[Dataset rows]
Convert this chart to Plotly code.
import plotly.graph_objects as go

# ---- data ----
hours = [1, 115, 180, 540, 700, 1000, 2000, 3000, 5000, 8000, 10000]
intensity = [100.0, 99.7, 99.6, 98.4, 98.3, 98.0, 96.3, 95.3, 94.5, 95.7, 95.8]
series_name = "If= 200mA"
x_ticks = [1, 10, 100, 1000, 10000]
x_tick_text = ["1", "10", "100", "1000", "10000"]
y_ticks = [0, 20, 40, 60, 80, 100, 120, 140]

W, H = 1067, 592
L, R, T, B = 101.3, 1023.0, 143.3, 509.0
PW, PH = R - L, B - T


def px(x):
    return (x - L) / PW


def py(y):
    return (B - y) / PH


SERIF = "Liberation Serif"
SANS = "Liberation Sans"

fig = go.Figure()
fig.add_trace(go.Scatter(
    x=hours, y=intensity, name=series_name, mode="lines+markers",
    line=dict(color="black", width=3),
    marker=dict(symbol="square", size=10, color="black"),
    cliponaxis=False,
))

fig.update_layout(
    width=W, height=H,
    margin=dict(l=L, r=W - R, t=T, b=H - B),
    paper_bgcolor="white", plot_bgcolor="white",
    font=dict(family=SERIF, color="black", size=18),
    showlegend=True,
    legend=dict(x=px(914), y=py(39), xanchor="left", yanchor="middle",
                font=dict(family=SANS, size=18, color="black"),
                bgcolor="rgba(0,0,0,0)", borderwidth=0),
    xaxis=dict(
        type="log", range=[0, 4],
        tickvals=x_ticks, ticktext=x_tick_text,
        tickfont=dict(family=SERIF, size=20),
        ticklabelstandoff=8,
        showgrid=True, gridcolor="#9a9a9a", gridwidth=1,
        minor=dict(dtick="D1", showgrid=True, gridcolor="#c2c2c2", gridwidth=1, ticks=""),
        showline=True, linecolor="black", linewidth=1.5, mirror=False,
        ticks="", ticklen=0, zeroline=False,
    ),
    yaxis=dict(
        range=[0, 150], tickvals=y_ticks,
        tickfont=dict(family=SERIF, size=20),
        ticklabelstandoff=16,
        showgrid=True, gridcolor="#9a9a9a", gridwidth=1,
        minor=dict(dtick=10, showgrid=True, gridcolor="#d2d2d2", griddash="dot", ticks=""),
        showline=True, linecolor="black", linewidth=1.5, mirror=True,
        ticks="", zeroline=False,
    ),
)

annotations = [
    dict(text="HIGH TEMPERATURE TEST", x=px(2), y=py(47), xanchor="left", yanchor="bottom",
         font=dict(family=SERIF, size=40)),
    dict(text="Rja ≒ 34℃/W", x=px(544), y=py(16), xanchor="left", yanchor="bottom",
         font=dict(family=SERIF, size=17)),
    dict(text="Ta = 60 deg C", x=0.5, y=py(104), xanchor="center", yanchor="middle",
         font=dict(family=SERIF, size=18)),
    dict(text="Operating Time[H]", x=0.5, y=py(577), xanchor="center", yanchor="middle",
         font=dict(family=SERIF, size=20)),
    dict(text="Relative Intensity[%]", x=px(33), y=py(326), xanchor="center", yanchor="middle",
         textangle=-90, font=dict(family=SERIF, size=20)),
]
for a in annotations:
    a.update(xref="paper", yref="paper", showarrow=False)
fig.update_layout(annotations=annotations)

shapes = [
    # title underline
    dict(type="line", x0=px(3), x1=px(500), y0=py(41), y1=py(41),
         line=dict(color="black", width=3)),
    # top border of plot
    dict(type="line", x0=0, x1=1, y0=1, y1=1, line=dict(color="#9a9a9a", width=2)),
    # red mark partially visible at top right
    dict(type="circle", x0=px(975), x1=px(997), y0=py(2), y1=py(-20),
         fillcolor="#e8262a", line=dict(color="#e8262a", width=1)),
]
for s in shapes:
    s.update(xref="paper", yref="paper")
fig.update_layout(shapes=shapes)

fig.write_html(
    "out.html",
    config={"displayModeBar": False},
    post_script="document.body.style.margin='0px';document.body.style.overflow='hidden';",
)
---
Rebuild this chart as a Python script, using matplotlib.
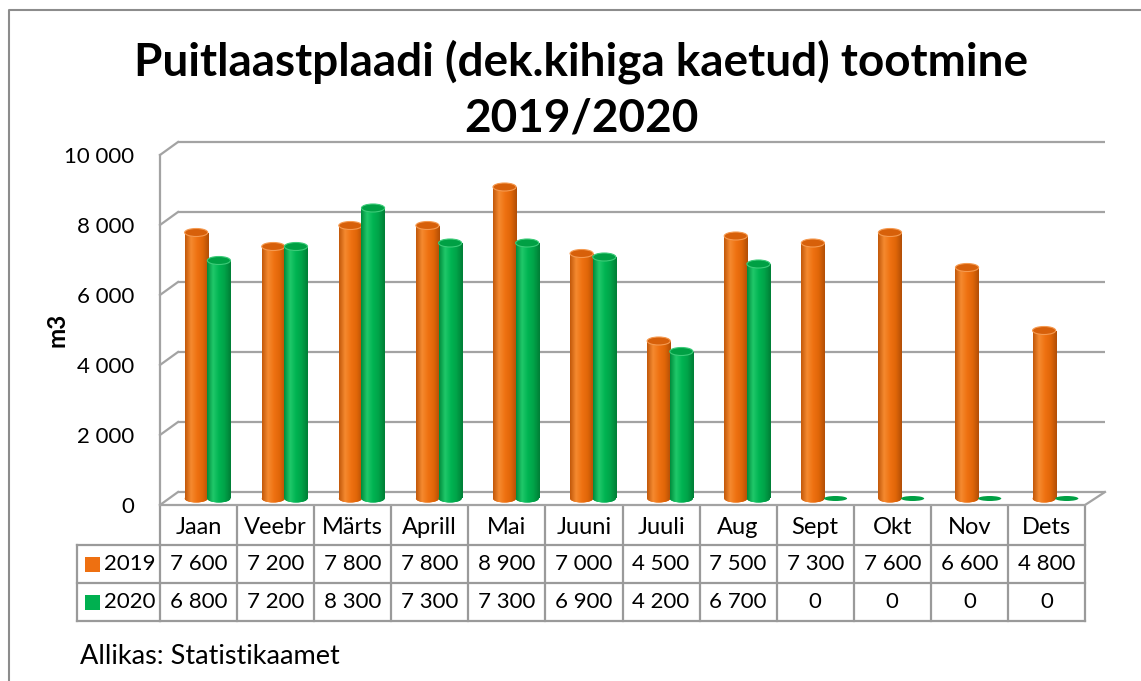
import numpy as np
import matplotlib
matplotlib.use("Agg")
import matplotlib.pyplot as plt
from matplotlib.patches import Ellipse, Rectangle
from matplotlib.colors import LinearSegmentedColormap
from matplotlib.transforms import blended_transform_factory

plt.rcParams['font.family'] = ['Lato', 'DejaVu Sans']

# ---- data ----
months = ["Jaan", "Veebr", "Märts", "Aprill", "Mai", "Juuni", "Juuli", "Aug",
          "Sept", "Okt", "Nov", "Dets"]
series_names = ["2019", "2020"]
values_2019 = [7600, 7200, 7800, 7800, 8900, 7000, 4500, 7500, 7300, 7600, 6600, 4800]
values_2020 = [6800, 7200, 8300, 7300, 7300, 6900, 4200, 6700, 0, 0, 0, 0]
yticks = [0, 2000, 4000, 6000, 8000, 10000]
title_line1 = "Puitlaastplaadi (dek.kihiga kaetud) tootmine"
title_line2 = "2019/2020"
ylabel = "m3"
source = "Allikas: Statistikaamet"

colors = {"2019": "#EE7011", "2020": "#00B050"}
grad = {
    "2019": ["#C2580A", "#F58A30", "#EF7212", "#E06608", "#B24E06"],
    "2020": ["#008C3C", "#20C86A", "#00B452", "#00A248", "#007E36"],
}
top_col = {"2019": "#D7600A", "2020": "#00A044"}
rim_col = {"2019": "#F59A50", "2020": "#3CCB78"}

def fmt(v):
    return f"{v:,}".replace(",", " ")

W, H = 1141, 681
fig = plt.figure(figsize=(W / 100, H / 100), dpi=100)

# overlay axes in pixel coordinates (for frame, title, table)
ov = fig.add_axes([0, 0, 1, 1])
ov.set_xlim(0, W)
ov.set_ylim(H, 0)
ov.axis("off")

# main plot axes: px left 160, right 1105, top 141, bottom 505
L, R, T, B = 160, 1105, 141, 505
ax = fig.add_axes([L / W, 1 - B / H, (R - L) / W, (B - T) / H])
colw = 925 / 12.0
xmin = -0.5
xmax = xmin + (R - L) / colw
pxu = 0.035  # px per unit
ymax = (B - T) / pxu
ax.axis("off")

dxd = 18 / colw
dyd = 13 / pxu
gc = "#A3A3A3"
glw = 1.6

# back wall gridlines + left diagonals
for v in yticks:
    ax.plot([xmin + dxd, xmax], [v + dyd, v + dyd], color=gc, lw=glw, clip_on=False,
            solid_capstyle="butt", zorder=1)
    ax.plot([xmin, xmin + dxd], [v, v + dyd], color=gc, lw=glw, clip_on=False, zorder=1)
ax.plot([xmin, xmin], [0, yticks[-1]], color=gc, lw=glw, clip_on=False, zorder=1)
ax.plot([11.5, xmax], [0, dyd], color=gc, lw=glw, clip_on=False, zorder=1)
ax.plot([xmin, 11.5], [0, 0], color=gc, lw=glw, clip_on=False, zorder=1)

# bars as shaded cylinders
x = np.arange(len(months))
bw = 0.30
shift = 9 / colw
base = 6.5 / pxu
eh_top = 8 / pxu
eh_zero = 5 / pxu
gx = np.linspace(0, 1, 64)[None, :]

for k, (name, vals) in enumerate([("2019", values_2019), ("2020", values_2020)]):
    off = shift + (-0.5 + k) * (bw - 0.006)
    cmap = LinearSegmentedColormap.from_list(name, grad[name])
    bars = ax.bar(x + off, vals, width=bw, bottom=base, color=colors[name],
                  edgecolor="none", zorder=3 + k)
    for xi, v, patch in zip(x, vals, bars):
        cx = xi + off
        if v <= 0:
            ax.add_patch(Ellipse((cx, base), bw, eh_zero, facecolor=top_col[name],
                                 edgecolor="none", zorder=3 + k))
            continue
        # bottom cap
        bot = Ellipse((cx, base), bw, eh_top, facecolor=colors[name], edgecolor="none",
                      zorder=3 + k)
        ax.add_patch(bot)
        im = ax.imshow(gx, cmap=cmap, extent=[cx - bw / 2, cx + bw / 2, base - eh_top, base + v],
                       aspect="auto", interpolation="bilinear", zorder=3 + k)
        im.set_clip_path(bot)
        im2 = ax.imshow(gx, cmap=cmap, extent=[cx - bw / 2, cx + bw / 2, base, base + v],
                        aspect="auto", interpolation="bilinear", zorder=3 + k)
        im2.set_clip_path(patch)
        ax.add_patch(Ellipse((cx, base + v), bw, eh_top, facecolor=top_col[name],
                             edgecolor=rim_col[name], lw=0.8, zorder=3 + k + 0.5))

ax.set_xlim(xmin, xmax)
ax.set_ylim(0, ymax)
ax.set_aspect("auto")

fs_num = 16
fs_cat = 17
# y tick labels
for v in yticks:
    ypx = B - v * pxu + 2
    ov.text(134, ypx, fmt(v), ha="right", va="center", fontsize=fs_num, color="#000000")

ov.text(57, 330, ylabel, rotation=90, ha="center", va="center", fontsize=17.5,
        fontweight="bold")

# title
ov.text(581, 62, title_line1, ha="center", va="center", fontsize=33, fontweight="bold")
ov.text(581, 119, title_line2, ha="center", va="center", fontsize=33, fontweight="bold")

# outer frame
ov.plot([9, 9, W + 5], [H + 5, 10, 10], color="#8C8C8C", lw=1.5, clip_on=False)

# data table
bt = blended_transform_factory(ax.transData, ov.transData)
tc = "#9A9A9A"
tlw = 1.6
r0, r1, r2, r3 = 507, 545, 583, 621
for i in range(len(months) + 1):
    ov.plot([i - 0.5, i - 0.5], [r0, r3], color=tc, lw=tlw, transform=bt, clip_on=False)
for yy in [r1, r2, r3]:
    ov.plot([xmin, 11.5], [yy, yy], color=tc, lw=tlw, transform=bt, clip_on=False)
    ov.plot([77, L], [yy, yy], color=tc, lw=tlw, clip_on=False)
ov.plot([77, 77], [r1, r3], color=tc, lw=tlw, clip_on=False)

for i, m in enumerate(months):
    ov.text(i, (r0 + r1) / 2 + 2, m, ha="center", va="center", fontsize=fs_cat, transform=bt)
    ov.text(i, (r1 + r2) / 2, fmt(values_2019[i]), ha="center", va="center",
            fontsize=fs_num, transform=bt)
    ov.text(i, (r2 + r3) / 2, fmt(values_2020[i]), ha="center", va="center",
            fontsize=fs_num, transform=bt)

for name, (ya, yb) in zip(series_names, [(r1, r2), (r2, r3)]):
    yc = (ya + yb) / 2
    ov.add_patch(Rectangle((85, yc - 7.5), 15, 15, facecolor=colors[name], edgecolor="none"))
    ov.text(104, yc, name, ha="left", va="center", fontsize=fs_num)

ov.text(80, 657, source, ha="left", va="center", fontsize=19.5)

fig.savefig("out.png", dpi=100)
---
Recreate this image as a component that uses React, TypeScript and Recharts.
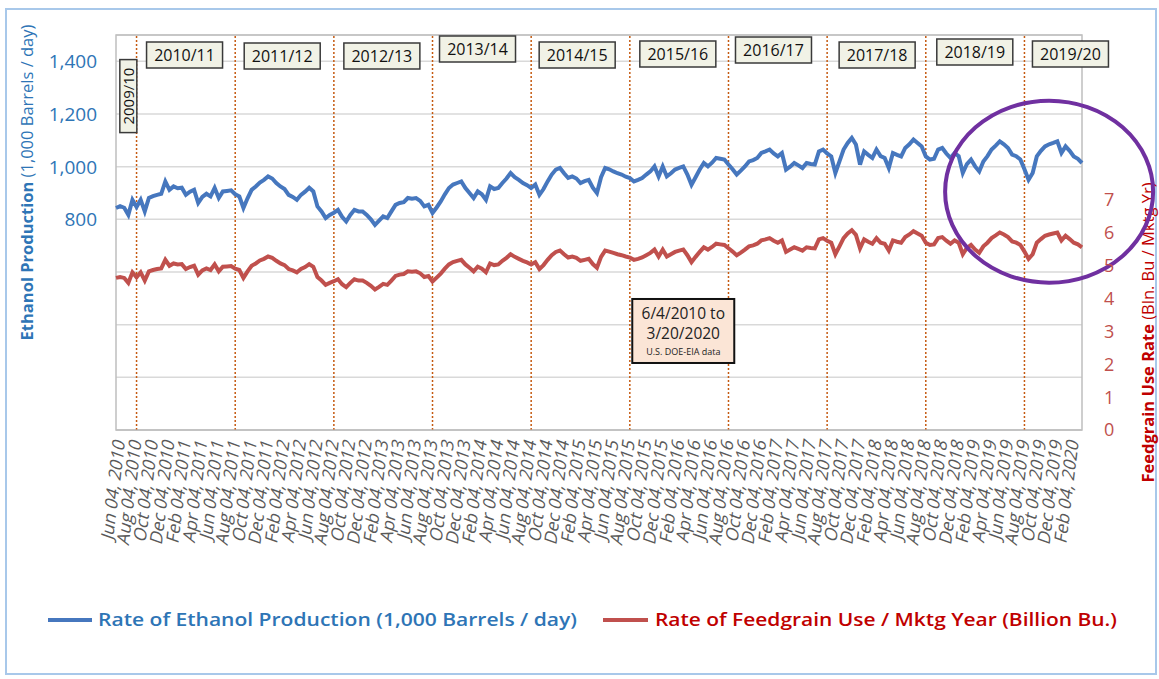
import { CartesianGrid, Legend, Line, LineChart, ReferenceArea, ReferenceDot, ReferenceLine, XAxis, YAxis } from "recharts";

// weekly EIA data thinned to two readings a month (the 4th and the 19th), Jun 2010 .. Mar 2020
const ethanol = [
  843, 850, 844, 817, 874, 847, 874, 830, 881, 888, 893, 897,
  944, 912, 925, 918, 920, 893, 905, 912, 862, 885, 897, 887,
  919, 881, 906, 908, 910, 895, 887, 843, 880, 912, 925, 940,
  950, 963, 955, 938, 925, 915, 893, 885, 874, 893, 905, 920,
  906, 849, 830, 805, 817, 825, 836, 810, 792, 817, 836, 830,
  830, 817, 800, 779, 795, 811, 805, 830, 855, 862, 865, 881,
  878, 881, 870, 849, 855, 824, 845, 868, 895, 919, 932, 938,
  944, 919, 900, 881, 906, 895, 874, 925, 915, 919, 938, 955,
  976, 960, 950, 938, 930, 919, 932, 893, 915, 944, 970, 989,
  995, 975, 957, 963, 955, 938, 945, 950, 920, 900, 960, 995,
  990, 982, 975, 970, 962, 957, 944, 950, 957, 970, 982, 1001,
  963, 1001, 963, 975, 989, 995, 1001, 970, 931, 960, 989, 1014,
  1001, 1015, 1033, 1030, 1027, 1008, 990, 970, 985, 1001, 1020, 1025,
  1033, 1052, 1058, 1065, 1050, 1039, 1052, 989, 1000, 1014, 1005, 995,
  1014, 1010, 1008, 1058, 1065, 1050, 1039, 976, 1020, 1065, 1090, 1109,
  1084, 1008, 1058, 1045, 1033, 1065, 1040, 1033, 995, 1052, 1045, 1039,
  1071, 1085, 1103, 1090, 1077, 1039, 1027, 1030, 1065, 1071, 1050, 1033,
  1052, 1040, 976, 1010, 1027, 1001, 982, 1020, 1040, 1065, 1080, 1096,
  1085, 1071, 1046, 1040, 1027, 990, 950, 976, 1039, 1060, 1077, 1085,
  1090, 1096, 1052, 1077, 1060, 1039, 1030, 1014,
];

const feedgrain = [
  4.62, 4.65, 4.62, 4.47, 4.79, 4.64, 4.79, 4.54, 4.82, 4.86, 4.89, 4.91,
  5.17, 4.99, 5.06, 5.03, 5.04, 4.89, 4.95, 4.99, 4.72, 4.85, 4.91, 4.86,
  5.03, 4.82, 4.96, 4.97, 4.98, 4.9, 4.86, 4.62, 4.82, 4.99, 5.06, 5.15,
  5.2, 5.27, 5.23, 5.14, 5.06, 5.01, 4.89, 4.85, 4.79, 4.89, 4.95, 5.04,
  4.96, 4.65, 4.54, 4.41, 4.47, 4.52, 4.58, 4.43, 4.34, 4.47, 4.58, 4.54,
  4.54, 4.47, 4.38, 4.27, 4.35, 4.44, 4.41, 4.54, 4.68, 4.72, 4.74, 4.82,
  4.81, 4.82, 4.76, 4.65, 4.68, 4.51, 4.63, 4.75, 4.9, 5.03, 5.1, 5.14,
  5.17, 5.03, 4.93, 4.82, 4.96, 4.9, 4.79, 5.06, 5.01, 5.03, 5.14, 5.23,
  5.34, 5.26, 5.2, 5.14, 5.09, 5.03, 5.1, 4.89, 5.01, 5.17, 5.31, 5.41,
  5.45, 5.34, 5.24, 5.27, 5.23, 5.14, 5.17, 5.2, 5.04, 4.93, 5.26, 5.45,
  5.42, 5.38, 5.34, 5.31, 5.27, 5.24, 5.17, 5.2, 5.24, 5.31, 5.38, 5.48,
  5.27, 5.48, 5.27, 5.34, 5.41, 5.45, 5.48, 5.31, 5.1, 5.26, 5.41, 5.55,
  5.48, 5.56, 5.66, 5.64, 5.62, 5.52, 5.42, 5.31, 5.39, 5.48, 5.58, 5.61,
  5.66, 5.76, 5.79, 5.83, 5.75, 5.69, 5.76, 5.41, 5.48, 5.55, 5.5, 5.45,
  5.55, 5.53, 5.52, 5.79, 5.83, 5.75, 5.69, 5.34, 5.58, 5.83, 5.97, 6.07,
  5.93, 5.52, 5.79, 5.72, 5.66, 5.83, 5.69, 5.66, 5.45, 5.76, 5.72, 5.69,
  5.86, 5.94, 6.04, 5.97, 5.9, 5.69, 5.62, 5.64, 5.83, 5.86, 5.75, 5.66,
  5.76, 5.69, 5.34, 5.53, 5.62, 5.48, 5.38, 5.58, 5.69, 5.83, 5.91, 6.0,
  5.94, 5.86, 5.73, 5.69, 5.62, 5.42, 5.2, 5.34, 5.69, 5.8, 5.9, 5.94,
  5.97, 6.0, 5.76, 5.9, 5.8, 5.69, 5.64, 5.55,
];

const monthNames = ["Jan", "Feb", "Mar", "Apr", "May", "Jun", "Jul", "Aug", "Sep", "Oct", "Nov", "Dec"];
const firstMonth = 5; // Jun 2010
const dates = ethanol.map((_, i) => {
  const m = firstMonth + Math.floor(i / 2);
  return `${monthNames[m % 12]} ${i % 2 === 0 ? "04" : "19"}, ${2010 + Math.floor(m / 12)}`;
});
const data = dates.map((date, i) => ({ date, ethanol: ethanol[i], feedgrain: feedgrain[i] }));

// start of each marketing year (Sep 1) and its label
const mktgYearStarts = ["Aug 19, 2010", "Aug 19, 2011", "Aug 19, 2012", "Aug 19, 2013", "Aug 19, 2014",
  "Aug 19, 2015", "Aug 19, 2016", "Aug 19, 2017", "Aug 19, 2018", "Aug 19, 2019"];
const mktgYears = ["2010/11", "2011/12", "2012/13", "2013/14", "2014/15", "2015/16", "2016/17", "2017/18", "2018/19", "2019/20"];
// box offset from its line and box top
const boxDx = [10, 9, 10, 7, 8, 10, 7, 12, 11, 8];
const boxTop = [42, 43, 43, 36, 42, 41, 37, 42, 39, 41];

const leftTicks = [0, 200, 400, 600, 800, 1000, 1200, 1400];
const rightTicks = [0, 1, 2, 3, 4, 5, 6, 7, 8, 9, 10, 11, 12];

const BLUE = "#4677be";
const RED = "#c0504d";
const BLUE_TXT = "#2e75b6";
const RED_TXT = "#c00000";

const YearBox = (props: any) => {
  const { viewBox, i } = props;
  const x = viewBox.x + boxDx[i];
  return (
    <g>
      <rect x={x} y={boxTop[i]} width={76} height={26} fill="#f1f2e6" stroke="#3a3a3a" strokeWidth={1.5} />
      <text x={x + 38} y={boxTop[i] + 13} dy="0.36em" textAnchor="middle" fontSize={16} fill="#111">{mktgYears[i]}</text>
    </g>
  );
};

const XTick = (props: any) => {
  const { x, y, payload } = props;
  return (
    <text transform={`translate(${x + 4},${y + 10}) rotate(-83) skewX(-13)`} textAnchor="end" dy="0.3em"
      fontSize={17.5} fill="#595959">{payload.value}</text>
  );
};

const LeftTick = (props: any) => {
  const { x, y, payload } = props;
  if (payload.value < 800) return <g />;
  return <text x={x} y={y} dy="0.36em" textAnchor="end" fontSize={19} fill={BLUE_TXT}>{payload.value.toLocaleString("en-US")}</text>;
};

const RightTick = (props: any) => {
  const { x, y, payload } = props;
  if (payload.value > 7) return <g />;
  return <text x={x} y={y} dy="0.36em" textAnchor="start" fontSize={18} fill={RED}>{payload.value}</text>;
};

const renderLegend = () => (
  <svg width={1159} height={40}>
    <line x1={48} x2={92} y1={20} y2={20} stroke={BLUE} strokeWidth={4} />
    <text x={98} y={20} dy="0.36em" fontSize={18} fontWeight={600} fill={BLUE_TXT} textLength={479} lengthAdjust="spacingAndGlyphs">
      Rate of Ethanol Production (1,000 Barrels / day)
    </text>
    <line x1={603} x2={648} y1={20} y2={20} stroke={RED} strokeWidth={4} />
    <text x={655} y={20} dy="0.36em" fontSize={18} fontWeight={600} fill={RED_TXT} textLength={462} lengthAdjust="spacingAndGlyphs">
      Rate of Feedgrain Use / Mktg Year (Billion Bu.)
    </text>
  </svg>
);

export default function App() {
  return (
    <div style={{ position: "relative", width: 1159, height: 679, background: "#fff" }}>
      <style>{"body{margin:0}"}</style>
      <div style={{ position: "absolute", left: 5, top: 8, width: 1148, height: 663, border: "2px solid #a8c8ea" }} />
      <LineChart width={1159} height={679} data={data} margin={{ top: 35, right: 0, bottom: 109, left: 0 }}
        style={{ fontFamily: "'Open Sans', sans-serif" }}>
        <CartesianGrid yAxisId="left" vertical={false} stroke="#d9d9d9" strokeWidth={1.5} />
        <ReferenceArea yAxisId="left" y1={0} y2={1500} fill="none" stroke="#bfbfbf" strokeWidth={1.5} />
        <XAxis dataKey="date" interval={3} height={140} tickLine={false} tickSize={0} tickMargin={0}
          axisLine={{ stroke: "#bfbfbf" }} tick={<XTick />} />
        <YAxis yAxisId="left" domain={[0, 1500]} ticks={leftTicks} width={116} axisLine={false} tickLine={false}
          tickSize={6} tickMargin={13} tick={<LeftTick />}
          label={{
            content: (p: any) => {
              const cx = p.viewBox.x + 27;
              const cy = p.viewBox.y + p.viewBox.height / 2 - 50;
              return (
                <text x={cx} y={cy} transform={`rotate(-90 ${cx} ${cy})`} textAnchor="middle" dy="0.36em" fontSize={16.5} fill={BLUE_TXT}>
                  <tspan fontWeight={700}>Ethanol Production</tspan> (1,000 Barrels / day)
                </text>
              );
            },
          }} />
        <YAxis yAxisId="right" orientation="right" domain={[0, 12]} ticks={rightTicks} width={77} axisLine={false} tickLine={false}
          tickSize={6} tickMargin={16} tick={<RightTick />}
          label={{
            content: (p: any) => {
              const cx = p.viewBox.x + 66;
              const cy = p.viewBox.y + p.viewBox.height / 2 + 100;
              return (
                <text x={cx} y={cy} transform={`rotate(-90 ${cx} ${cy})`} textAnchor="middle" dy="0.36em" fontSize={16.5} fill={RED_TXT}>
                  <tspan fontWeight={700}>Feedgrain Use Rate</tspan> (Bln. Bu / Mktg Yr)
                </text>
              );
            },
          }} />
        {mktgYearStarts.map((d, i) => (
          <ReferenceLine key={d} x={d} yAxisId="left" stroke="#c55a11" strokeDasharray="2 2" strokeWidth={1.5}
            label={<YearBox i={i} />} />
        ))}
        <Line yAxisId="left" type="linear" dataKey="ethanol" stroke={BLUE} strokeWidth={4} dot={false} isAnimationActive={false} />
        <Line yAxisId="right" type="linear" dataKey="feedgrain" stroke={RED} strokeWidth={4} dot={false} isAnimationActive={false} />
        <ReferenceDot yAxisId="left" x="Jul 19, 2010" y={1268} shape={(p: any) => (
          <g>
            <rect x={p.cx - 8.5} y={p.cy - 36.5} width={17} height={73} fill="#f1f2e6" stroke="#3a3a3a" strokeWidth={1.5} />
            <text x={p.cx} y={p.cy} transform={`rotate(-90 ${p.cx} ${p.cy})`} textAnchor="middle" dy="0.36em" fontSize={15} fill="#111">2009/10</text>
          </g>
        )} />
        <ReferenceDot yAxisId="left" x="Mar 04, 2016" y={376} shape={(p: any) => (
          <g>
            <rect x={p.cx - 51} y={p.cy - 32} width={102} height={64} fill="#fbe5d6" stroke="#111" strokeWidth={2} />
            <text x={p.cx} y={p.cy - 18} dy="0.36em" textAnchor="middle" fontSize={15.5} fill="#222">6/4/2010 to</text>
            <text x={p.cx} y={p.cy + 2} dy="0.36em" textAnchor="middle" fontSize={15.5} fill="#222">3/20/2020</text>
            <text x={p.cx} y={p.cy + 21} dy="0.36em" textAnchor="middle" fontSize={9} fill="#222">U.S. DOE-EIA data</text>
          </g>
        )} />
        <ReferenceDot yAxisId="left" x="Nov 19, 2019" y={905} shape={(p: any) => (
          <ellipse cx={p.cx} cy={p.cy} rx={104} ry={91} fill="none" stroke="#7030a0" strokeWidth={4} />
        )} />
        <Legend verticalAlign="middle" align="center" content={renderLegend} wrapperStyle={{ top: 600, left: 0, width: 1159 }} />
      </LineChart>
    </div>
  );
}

▶ **Objective**: Retype, word for word, only the lines from the one containing "Rebuild this chart" through the one containing "fig = plt.figure(figsize=(W", both included, and leave out any pictures.

▶ **Full output**:
Rebuild this chart as a Python script, using matplotlib.
import numpy as np
import matplotlib
matplotlib.use("Agg")
import matplotlib.pyplot as plt
from matplotlib.patches import Ellipse, Rectangle
from matplotlib.colors import LinearSegmentedColormap
from matplotlib.transforms import blended_transform_factory

plt.rcParams['font.family'] = ['Lato', 'DejaVu Sans']

# ---- data ----
months = ["Jaan", "Veebr", "Märts", "Aprill", "Mai", "Juuni", "Juuli", "Aug",
          "Sept", "Okt", "Nov", "Dets"]
series_names = ["2019", "2020"]
values_2019 = [7600, 7200, 7800, 7800, 8900, 7000, 4500, 7500, 7300, 7600, 6600, 4800]
values_2020 = [6800, 7200, 8300, 7300, 7300, 6900, 4200, 6700, 0, 0, 0, 0]
yticks = [0, 2000, 4000, 6000, 8000, 10000]
title_line1 = "Puitlaastplaadi (dek.kihiga kaetud) tootmine"
title_line2 = "2019/2020"
ylabel = "m3"
source = "Allikas: Statistikaamet"

colors = {"2019": "#EE7011", "2020": "#00B050"}
grad = {
    "2019": ["#C2580A", "#F58A30", "#EF7212", "#E06608", "#B24E06"],
    "2020": ["#008C3C", "#20C86A", "#00B452", "#00A248", "#007E36"],
}
top_col = {"2019": "#D7600A", "2020": "#00A044"}
rim_col = {"2019": "#F59A50", "2020": "#3CCB78"}

def fmt(v):
    return f"{v:,}".replace(",", " ")

W, H = 1141, 681
fig = plt.figure(figsize=(W / 100, H / 100), dpi=100)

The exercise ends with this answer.